There are arguments in favour and against both of those approaches, and I honestly haven’t decided.
From what I have seen, studies are showing that social media use in general — and Facebook in particular — do not make us happier. Everyone curates what they post, so even the bad stuff looks good, and we’re always comparing ourselves with the best everyone else has to offer. It’s not healthy. That bugs me, and argues for deletion, along with their various poor software practices, their poor data handling, and their unbelievably bad user interface.
And yet there are certain people with whom I only interact on Facebook. If I delete the account, if feels like I am deleting them from my life. And in truth I probably would be, as both sides of those relationships are busy with other things, and even writing an occasional email to all the people in that group would be very time consuming.

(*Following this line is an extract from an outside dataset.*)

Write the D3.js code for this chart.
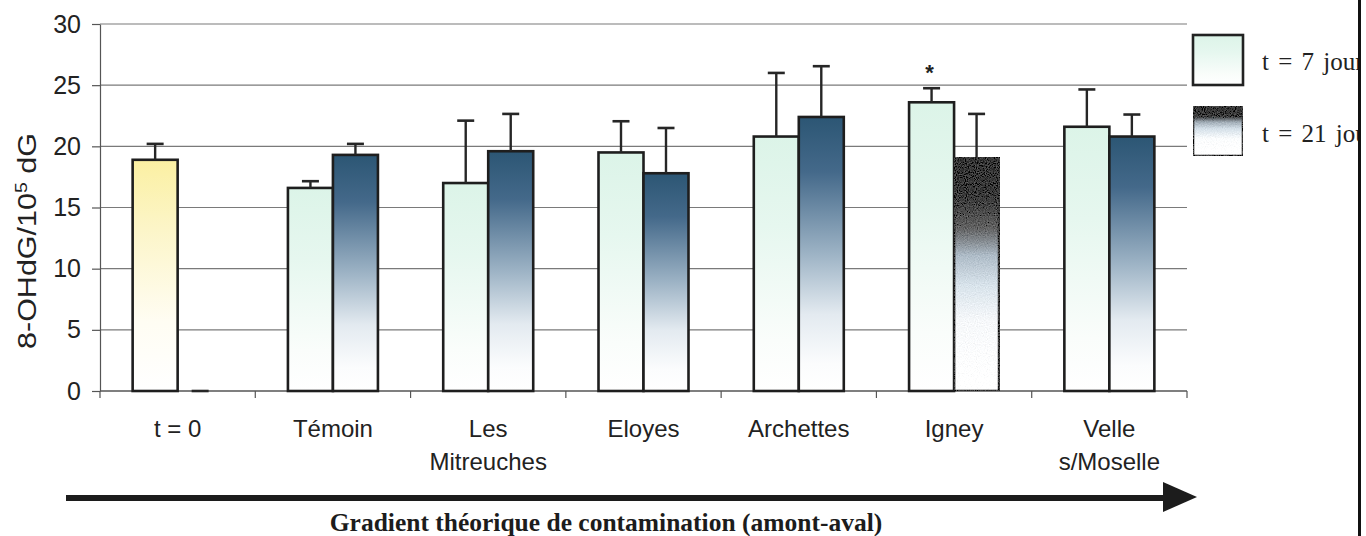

From a different perspective, it turns out that Facebook’s lousy (non chronological, algorithm based) user interface means I don’t see things from people I don’t regulary interact with, and they don’t see things from me. So perhaps that cord is already cut for me.
So here I sit, waffling. I could continue as I am — mostly using Facebook to announce posts like this one and occasionally seeing posts from a few of my friends there — or I could delete it entirely. Still thinking about that.
But I strongly encourage everyone to download their Facebook data and review it. For some of you, it will be eye opening. For others, not so much. I’m in the latter camp, but only because of my data deletion efforts years ago.
But knowing what they know is the start. Make yourself a more informed Facebook customer. It’s time well spent.
Addendum some time later: I have decided. My FB account will be deleted shortly.